Time-lapse map of the colonization (and decolonization) of Africa

Maps help me learn. Visualizing historical processes with geographic representations and symbols can help tell different stories and facilitate remembering details about those new stories.

Visualizing the attempts at total geopolitical, cultural, and economic colonization of Africa, beginning in the middle of the 15th century as Arab trading of gold, ivory, and enslaved people transitioned as European nations turned from the "far" East to the south toward Africa, and west across the oceans of the round earth.

This 10:26-second video-map explores and visualizes the colonization of the continent of Africa by the Portuguese, Spanish, Italian, British, Dutch, and French. Produced by Geo History where you will "find map animation videos summarizing historical subjects in a neutral and comprehensive manner. Our videos are relatively short, and aim to provide a global understanding of complex subjects."

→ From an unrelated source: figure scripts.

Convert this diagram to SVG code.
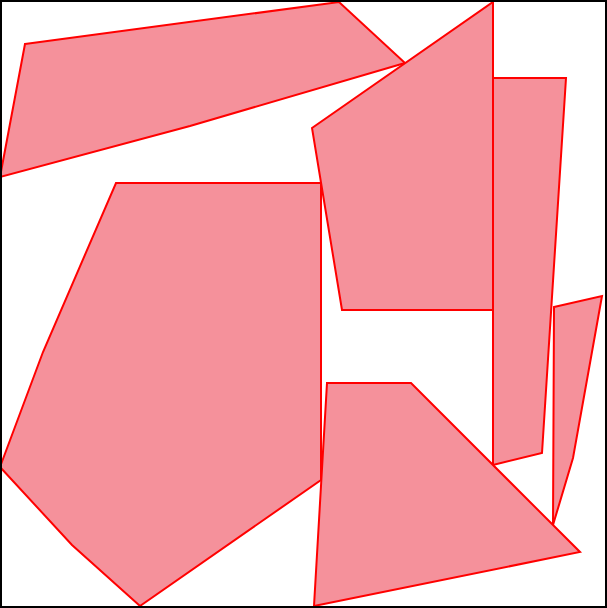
<svg xmlns="http://www.w3.org/2000/svg" width="607" height="608" viewBox="0 0 607 608">
<style>
.p{fill:#f5919b;stroke:#ff0000;stroke-width:2;stroke-linejoin:miter}
</style>
<rect x="0" y="0" width="607" height="608" fill="#ffffff"/>
<g id="shapes">
<polygon id="s1" class="p" points="25,44 339,2 405,63 190,126 0,177"/>
<polygon id="s2" class="p" points="312,128 493,2 493,310 342,310"/>
<polygon id="s3" class="p" points="493,78 566,78 542,453 493,465"/>
<polygon id="s4" class="p" points="554,307 602,296 573,458 553,525"/>
<polygon id="s5" class="p" points="327,383 411,383 580,552 314,606"/>
<polygon id="s6" class="p" points="116,183 321,183 321,480 140,606 72,545 0,467 43,352"/>
</g>
<rect x="1" y="1" width="605" height="606" fill="none" stroke="#000000" stroke-width="2"/>
</svg>
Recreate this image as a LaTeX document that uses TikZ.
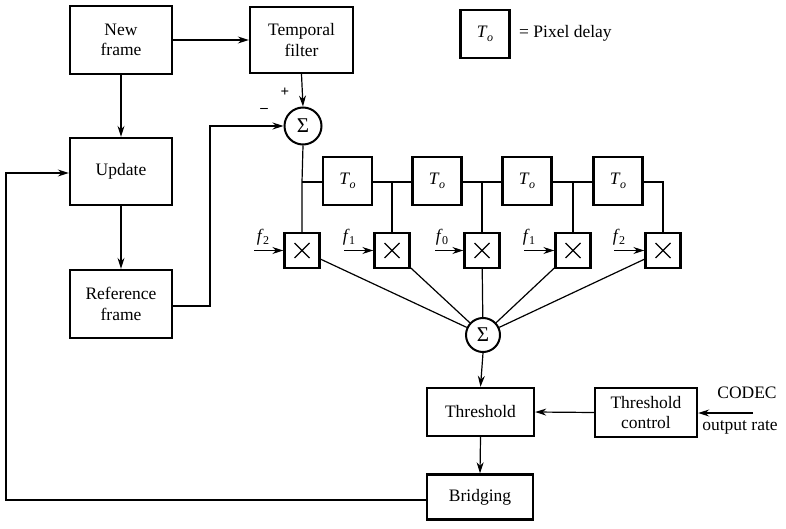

This video mapping reveals the breadth and depth of imperial designs, policies, laws, and cultures, helping to understand what happened, the complex and overlapping relationships between geography and domination, and colonialism as an ongoing process.

All this imperial movement and colonial design, enforced through violence and justified by western philosophy's mental and epistemological divisions of the world, met with massive widespread, organized and spontaneous resistance, rebellions, and revolutions.

The video map narrates post-WWII anti-colonial movements, while these two maps, here and here, give political and visual insight into the resistance to overlapping genocidal European colonial projects.